What the task asks: Go through the records and show each line where the word "code" occurs.

Data excerpts:
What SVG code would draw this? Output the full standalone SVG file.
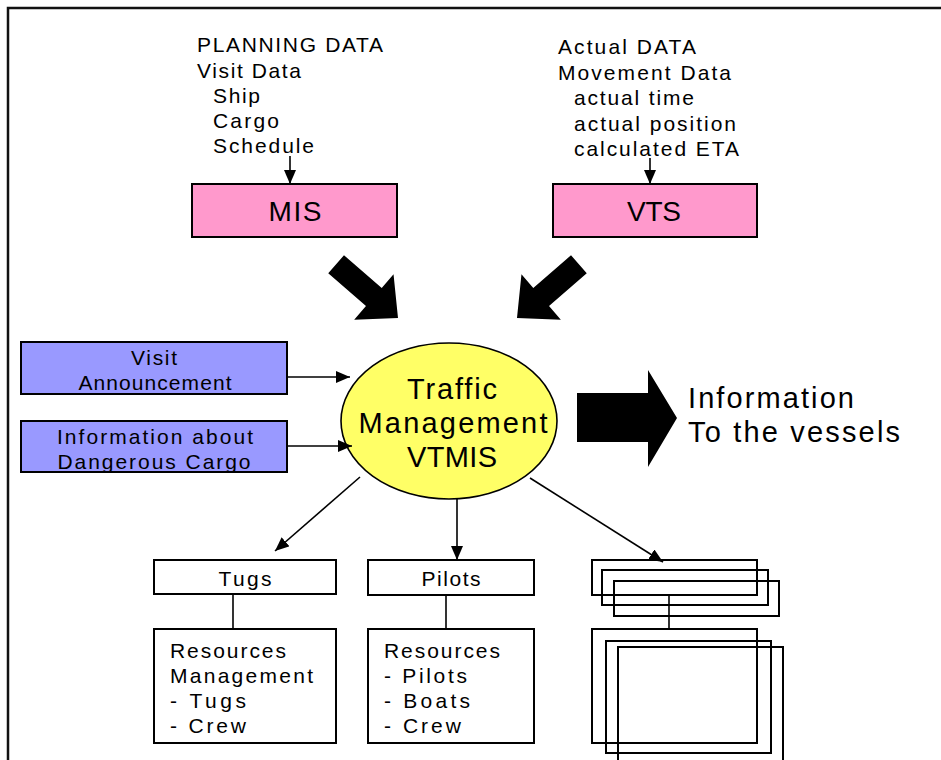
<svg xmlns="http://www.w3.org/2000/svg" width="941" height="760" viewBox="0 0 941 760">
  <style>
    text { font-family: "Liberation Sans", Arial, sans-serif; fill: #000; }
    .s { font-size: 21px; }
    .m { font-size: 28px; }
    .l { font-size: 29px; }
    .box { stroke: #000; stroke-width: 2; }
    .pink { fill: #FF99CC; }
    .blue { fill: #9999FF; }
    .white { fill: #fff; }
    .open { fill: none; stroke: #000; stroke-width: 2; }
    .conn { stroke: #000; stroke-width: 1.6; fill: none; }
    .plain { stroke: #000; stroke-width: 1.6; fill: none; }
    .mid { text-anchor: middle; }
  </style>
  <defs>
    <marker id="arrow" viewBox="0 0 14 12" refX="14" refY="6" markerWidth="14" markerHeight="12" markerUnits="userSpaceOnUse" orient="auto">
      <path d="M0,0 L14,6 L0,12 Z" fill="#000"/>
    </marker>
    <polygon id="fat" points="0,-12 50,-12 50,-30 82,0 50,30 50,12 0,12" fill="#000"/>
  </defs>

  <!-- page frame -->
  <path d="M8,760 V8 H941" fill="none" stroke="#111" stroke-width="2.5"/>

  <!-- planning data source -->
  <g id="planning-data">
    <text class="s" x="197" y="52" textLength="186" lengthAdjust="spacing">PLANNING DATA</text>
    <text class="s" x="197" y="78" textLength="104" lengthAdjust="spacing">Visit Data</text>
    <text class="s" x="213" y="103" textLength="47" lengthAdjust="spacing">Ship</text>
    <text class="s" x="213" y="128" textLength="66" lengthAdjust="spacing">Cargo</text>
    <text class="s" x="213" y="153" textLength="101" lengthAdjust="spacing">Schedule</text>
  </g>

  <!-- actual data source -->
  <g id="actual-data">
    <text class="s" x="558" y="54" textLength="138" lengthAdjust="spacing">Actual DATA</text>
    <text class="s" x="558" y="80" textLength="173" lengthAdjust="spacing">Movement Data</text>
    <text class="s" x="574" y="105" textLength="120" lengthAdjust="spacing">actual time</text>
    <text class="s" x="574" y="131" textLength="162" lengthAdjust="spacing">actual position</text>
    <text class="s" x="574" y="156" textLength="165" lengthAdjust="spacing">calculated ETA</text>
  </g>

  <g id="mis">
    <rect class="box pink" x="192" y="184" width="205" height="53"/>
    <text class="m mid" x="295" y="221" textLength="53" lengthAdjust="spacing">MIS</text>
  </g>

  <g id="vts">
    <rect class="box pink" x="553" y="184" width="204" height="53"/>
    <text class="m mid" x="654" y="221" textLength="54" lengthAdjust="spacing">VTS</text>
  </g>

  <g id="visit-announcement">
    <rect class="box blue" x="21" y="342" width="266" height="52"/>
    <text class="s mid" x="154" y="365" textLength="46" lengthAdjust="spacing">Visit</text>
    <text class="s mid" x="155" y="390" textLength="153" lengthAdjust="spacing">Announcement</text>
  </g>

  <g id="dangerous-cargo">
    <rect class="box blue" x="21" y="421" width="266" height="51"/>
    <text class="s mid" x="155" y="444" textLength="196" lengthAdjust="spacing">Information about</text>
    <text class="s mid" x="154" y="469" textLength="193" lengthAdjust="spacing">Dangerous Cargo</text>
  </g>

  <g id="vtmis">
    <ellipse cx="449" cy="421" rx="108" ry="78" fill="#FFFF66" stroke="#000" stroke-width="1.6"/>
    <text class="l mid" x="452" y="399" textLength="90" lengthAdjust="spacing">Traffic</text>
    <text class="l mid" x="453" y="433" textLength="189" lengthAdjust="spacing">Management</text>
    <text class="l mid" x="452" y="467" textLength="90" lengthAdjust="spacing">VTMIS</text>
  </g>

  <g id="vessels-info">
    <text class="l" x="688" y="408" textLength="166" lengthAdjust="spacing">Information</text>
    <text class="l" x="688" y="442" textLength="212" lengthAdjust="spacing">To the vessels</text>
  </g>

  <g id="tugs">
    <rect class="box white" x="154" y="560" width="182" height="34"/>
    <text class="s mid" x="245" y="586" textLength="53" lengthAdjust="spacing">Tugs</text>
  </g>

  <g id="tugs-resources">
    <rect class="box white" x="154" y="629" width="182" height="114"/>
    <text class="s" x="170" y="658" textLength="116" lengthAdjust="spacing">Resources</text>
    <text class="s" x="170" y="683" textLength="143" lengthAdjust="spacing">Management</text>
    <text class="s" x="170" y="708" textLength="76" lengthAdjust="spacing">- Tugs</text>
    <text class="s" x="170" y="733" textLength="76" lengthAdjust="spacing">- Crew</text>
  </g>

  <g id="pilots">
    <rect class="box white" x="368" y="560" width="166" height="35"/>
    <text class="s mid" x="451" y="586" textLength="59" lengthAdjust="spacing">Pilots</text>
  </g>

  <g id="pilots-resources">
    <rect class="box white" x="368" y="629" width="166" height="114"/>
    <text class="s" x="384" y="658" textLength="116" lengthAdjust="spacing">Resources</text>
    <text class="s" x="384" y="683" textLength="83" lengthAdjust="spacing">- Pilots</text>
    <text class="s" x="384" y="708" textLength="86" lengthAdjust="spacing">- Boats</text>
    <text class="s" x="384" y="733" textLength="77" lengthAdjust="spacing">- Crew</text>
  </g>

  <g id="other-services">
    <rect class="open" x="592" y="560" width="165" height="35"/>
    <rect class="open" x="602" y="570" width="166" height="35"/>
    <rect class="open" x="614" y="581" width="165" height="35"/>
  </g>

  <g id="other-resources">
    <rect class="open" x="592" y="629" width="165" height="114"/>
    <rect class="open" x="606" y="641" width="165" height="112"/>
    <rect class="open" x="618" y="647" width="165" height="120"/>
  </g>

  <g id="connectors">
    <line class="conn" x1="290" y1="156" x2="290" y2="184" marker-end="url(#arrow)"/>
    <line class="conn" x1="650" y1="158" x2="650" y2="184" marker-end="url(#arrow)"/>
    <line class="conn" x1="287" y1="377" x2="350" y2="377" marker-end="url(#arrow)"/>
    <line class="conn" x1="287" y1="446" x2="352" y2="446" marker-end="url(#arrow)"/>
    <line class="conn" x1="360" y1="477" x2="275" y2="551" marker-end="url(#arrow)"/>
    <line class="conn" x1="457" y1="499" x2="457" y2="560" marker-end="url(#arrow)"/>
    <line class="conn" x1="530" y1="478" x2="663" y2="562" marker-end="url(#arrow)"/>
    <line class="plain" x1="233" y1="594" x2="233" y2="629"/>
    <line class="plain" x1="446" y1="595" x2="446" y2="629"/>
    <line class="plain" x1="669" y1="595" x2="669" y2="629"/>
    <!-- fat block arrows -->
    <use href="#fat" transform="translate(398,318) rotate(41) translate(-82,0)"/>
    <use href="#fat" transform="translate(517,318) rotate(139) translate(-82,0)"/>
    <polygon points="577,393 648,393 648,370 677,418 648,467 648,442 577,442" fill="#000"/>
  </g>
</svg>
--
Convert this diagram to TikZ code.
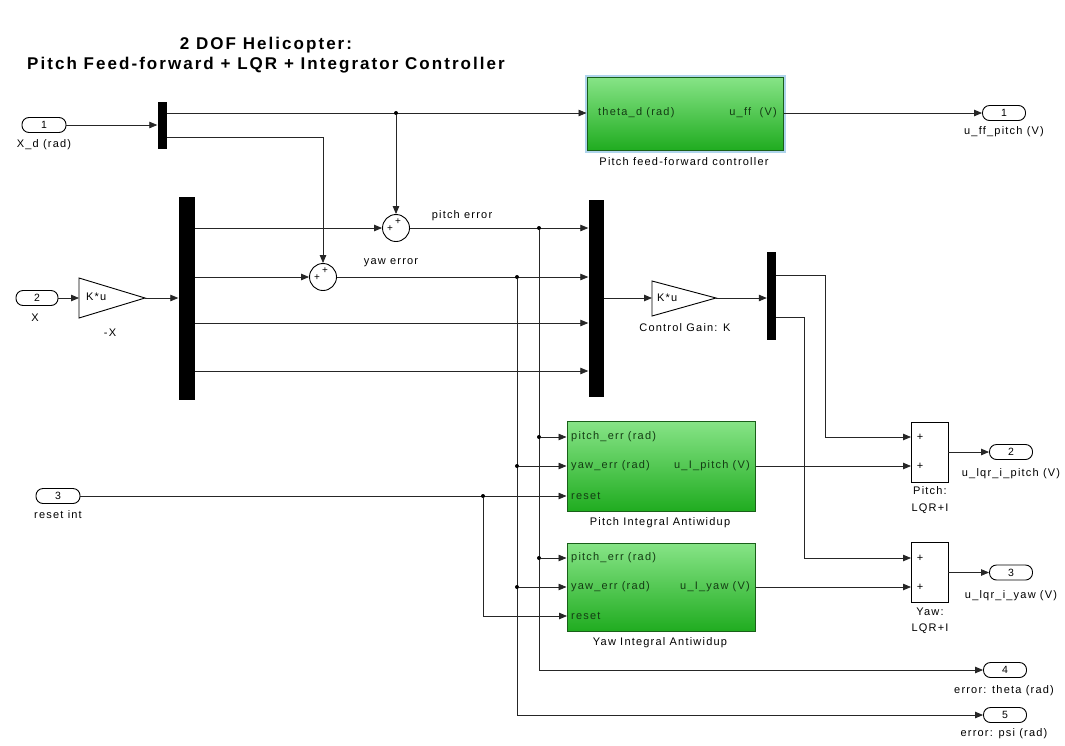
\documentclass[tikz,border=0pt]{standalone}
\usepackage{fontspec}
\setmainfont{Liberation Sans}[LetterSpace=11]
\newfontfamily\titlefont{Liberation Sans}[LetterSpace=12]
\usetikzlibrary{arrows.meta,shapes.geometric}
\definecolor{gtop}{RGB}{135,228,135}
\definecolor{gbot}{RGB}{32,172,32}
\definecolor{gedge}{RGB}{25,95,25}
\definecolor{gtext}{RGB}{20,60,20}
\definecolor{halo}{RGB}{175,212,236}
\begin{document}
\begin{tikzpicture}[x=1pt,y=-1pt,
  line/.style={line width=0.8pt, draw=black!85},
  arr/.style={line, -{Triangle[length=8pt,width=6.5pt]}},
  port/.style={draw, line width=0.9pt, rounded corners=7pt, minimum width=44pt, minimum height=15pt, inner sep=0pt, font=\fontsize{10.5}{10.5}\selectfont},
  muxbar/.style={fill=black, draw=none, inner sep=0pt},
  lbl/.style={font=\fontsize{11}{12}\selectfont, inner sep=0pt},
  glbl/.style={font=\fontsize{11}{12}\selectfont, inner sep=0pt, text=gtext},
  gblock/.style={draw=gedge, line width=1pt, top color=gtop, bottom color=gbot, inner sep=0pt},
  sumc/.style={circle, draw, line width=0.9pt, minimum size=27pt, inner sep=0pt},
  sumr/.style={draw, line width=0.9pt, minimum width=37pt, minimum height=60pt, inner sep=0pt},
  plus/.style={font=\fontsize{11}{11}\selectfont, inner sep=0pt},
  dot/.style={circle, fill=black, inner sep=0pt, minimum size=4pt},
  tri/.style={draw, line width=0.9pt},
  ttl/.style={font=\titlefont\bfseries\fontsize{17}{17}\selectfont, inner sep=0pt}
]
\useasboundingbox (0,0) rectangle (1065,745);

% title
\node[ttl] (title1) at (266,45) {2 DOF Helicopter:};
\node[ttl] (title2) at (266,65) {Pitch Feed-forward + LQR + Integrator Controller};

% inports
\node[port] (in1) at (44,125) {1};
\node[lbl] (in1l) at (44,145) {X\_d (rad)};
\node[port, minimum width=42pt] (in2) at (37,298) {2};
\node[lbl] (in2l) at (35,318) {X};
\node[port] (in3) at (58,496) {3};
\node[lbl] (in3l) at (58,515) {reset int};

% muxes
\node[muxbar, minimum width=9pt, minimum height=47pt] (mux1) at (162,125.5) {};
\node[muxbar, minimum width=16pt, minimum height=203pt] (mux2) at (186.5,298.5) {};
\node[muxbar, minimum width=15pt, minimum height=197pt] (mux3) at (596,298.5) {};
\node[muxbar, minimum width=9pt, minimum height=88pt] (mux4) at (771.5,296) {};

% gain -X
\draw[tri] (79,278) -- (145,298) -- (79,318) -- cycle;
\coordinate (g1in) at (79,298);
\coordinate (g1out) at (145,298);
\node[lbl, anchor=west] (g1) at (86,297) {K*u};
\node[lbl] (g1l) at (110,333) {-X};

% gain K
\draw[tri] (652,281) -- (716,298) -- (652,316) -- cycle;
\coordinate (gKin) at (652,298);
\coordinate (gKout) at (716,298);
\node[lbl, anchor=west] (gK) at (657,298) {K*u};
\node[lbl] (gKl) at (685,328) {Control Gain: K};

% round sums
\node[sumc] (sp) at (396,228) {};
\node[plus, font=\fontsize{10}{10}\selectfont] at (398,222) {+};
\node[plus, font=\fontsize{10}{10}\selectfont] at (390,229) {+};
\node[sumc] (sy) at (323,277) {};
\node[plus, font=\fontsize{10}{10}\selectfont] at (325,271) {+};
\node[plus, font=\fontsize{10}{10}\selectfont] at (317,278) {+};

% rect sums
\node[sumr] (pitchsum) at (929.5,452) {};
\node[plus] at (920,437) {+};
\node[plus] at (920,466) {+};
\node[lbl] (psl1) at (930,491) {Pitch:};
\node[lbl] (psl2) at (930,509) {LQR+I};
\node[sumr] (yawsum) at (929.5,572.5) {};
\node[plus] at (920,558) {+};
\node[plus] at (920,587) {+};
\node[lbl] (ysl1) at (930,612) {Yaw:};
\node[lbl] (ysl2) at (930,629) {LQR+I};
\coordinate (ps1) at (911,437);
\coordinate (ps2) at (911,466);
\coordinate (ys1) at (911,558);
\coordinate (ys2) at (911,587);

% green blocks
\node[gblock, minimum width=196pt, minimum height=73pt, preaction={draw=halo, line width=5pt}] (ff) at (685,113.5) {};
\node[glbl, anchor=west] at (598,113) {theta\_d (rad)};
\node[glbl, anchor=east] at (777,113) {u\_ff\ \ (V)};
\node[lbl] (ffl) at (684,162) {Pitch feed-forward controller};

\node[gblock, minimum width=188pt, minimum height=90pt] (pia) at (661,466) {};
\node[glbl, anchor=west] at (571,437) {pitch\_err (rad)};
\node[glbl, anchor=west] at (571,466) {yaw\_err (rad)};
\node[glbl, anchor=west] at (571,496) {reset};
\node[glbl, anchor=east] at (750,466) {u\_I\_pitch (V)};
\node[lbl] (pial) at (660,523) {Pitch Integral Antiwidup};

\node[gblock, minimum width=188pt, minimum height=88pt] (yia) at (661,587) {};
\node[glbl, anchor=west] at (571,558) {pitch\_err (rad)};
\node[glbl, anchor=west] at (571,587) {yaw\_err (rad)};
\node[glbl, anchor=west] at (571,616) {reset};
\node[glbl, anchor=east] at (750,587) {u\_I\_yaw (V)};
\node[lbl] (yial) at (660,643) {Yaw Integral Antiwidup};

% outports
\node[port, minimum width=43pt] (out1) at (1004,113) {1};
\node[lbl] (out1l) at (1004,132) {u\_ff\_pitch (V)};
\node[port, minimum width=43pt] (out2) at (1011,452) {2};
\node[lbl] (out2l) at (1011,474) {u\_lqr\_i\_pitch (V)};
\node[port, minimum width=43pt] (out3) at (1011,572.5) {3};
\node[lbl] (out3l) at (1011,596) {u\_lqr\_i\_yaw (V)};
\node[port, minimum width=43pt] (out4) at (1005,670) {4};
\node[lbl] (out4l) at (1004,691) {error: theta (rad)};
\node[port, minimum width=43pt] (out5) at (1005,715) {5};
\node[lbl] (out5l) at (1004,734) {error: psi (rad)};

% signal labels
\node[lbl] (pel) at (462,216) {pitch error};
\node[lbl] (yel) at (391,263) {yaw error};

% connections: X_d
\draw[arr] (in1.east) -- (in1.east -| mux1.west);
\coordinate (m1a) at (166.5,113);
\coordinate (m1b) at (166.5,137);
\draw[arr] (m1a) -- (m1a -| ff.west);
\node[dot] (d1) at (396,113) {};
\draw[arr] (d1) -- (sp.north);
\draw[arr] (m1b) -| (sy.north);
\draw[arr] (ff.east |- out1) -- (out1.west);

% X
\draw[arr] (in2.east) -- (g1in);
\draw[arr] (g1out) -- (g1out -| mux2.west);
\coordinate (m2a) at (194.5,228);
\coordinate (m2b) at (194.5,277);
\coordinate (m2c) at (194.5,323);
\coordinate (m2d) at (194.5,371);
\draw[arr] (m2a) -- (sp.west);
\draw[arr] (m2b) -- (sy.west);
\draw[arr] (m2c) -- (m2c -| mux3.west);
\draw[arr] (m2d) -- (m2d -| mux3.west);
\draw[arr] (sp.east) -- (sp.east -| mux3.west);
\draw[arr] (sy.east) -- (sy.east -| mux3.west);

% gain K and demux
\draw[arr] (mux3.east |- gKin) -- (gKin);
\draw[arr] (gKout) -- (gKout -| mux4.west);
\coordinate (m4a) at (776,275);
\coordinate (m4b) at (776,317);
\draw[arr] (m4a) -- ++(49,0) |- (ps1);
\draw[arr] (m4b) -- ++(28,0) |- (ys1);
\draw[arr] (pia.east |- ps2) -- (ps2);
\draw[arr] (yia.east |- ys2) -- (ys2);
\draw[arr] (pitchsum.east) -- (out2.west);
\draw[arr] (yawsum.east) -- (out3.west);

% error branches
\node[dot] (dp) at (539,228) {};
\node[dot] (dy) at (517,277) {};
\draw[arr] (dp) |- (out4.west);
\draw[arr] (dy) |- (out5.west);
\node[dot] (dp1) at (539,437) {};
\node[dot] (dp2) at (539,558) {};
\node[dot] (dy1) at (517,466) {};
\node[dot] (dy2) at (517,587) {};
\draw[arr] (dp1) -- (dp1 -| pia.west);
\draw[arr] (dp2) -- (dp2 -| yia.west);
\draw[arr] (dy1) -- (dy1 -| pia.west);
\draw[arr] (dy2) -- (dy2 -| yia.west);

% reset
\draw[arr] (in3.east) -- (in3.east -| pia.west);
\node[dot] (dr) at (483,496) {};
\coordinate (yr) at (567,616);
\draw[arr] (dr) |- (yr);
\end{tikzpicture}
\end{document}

Solution to this problem:
What SVG code would draw this? Output the full standalone SVG file.
Convert this diagram to TikZ code.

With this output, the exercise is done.